Write out every single entry exactly.

───── The input

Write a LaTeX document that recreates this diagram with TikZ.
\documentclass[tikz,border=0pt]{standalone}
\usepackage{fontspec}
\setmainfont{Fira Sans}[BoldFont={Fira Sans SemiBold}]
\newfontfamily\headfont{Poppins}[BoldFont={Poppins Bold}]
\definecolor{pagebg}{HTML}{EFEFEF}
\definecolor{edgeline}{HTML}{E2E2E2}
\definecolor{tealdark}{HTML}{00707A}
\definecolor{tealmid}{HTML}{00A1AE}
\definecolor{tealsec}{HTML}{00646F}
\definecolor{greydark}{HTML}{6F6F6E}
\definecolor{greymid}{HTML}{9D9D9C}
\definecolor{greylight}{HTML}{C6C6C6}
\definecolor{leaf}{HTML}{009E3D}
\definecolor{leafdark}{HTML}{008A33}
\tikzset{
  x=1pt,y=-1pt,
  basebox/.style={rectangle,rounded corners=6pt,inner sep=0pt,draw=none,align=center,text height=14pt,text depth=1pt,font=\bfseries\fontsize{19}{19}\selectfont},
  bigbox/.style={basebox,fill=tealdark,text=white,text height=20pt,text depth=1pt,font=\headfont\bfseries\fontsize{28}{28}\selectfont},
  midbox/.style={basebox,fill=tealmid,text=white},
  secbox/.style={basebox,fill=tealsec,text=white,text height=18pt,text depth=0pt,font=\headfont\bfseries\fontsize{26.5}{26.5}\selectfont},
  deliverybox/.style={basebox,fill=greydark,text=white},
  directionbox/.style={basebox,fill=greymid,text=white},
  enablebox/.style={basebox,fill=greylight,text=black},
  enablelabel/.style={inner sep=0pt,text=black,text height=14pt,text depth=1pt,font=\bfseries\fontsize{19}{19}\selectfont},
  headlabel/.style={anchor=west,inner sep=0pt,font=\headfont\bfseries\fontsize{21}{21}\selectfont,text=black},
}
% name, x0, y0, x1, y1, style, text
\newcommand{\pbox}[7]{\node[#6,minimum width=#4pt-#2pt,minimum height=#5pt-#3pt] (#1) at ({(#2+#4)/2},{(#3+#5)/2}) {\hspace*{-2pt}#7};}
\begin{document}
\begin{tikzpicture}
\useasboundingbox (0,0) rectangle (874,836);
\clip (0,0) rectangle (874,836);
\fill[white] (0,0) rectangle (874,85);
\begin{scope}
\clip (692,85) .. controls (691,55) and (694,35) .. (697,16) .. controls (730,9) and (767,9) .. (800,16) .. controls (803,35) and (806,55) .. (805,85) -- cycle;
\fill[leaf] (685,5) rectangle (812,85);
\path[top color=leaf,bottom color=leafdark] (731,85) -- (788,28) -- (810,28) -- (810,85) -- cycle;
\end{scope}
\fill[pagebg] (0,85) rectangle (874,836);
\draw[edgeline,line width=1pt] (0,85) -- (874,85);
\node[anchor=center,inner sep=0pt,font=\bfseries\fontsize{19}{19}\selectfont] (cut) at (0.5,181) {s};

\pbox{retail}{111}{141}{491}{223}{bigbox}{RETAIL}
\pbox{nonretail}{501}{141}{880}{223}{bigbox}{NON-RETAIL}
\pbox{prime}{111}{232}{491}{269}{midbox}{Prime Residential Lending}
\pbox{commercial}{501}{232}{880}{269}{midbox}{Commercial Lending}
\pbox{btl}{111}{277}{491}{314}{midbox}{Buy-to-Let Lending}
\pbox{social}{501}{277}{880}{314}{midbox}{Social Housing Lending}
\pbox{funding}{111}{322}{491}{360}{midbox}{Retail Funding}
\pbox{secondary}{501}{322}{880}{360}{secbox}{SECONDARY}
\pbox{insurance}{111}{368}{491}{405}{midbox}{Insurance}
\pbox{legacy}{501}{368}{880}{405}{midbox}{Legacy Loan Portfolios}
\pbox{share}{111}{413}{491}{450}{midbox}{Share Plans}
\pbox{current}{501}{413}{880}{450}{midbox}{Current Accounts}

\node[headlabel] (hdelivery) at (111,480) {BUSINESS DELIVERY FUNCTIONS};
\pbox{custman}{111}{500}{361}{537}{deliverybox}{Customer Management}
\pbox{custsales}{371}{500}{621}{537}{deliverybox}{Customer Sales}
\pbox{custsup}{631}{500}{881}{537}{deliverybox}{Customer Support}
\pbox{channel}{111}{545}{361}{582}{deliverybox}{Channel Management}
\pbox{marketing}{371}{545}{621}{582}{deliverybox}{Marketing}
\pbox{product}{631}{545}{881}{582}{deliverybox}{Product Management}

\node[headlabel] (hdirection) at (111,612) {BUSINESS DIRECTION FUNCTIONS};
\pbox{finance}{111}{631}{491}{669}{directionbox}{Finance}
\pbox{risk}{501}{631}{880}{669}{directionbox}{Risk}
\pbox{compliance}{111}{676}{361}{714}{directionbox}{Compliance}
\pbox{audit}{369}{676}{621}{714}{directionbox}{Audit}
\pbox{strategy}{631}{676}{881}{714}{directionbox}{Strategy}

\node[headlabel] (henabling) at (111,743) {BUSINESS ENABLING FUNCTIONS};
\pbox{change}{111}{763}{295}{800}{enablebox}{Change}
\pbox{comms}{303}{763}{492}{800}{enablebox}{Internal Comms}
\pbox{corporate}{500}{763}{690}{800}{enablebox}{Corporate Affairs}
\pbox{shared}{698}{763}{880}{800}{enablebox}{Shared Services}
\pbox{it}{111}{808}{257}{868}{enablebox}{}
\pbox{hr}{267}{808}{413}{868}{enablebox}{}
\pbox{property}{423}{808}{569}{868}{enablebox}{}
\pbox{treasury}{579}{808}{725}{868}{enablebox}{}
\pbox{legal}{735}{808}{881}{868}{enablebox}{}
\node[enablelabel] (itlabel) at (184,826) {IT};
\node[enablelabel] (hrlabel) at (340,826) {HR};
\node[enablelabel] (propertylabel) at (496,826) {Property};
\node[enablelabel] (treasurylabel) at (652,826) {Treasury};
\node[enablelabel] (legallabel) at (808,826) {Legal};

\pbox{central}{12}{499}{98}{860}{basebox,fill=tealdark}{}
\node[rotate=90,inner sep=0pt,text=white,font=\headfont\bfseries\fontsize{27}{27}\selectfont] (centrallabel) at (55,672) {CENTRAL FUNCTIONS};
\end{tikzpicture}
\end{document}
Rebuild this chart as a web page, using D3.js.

──────────

* _Solution below_:
Write a LaTeX document that recreates this diagram with TikZ.
\documentclass[tikz,border=0pt]{standalone}
\usepackage{fontspec}
\setmainfont{Fira Sans}[BoldFont={Fira Sans SemiBold}]
\newfontfamily\headfont{Poppins}[BoldFont={Poppins Bold}]
\definecolor{pagebg}{HTML}{EFEFEF}
\definecolor{edgeline}{HTML}{E2E2E2}
\definecolor{tealdark}{HTML}{00707A}
\definecolor{tealmid}{HTML}{00A1AE}
\definecolor{tealsec}{HTML}{00646F}
\definecolor{greydark}{HTML}{6F6F6E}
\definecolor{greymid}{HTML}{9D9D9C}
\definecolor{greylight}{HTML}{C6C6C6}
\definecolor{leaf}{HTML}{009E3D}
\definecolor{leafdark}{HTML}{008A33}
\tikzset{
  x=1pt,y=-1pt,
  basebox/.style={rectangle,rounded corners=6pt,inner sep=0pt,draw=none,align=center,text height=14pt,text depth=1pt,font=\bfseries\fontsize{19}{19}\selectfont},
  bigbox/.style={basebox,fill=tealdark,text=white,text height=20pt,text depth=1pt,font=\headfont\bfseries\fontsize{28}{28}\selectfont},
  midbox/.style={basebox,fill=tealmid,text=white},
  secbox/.style={basebox,fill=tealsec,text=white,text height=18pt,text depth=0pt,font=\headfont\bfseries\fontsize{26.5}{26.5}\selectfont},
  deliverybox/.style={basebox,fill=greydark,text=white},
  directionbox/.style={basebox,fill=greymid,text=white},
  enablebox/.style={basebox,fill=greylight,text=black},
  enablelabel/.style={inner sep=0pt,text=black,text height=14pt,text depth=1pt,font=\bfseries\fontsize{19}{19}\selectfont},
  headlabel/.style={anchor=west,inner sep=0pt,font=\headfont\bfseries\fontsize{21}{21}\selectfont,text=black},
}
% name, x0, y0, x1, y1, style, text
\newcommand{\pbox}[7]{\node[#6,minimum width=#4pt-#2pt,minimum height=#5pt-#3pt] (#1) at ({(#2+#4)/2},{(#3+#5)/2}) {\hspace*{-2pt}#7};}
\begin{document}
\begin{tikzpicture}
\useasboundingbox (0,0) rectangle (874,836);
\clip (0,0) rectangle (874,836);
\fill[white] (0,0) rectangle (874,85);
\begin{scope}
\clip (692,85) .. controls (691,55) and (694,35) .. (697,16) .. controls (730,9) and (767,9) .. (800,16) .. controls (803,35) and (806,55) .. (805,85) -- cycle;
\fill[leaf] (685,5) rectangle (812,85);
\path[top color=leaf,bottom color=leafdark] (731,85) -- (788,28) -- (810,28) -- (810,85) -- cycle;
\end{scope}
\fill[pagebg] (0,85) rectangle (874,836);
\draw[edgeline,line width=1pt] (0,85) -- (874,85);
\node[anchor=center,inner sep=0pt,font=\bfseries\fontsize{19}{19}\selectfont] (cut) at (0.5,181) {s};

\pbox{retail}{111}{141}{491}{223}{bigbox}{RETAIL}
\pbox{nonretail}{501}{141}{880}{223}{bigbox}{NON-RETAIL}
\pbox{prime}{111}{232}{491}{269}{midbox}{Prime Residential Lending}
\pbox{commercial}{501}{232}{880}{269}{midbox}{Commercial Lending}
\pbox{btl}{111}{277}{491}{314}{midbox}{Buy-to-Let Lending}
\pbox{social}{501}{277}{880}{314}{midbox}{Social Housing Lending}
\pbox{funding}{111}{322}{491}{360}{midbox}{Retail Funding}
\pbox{secondary}{501}{322}{880}{360}{secbox}{SECONDARY}
\pbox{insurance}{111}{368}{491}{405}{midbox}{Insurance}
\pbox{legacy}{501}{368}{880}{405}{midbox}{Legacy Loan Portfolios}
\pbox{share}{111}{413}{491}{450}{midbox}{Share Plans}
\pbox{current}{501}{413}{880}{450}{midbox}{Current Accounts}

\node[headlabel] (hdelivery) at (111,480) {BUSINESS DELIVERY FUNCTIONS};
\pbox{custman}{111}{500}{361}{537}{deliverybox}{Customer Management}
\pbox{custsales}{371}{500}{621}{537}{deliverybox}{Customer Sales}
\pbox{custsup}{631}{500}{881}{537}{deliverybox}{Customer Support}
\pbox{channel}{111}{545}{361}{582}{deliverybox}{Channel Management}
\pbox{marketing}{371}{545}{621}{582}{deliverybox}{Marketing}
\pbox{product}{631}{545}{881}{582}{deliverybox}{Product Management}

\node[headlabel] (hdirection) at (111,612) {BUSINESS DIRECTION FUNCTIONS};
\pbox{finance}{111}{631}{491}{669}{directionbox}{Finance}
\pbox{risk}{501}{631}{880}{669}{directionbox}{Risk}
\pbox{compliance}{111}{676}{361}{714}{directionbox}{Compliance}
\pbox{audit}{369}{676}{621}{714}{directionbox}{Audit}
\pbox{strategy}{631}{676}{881}{714}{directionbox}{Strategy}

\node[headlabel] (henabling) at (111,743) {BUSINESS ENABLING FUNCTIONS};
\pbox{change}{111}{763}{295}{800}{enablebox}{Change}
\pbox{comms}{303}{763}{492}{800}{enablebox}{Internal Comms}
\pbox{corporate}{500}{763}{690}{800}{enablebox}{Corporate Affairs}
\pbox{shared}{698}{763}{880}{800}{enablebox}{Shared Services}
\pbox{it}{111}{808}{257}{868}{enablebox}{}
\pbox{hr}{267}{808}{413}{868}{enablebox}{}
\pbox{property}{423}{808}{569}{868}{enablebox}{}
\pbox{treasury}{579}{808}{725}{868}{enablebox}{}
\pbox{legal}{735}{808}{881}{868}{enablebox}{}
\node[enablelabel] (itlabel) at (184,826) {IT};
\node[enablelabel] (hrlabel) at (340,826) {HR};
\node[enablelabel] (propertylabel) at (496,826) {Property};
\node[enablelabel] (treasurylabel) at (652,826) {Treasury};
\node[enablelabel] (legallabel) at (808,826) {Legal};

\pbox{central}{12}{499}{98}{860}{basebox,fill=tealdark}{}
\node[rotate=90,inner sep=0pt,text=white,font=\headfont\bfseries\fontsize{27}{27}\selectfont] (centrallabel) at (55,672) {CENTRAL FUNCTIONS};
\end{tikzpicture}
\end{document}
Rebuild this chart as a web page, using D3.js.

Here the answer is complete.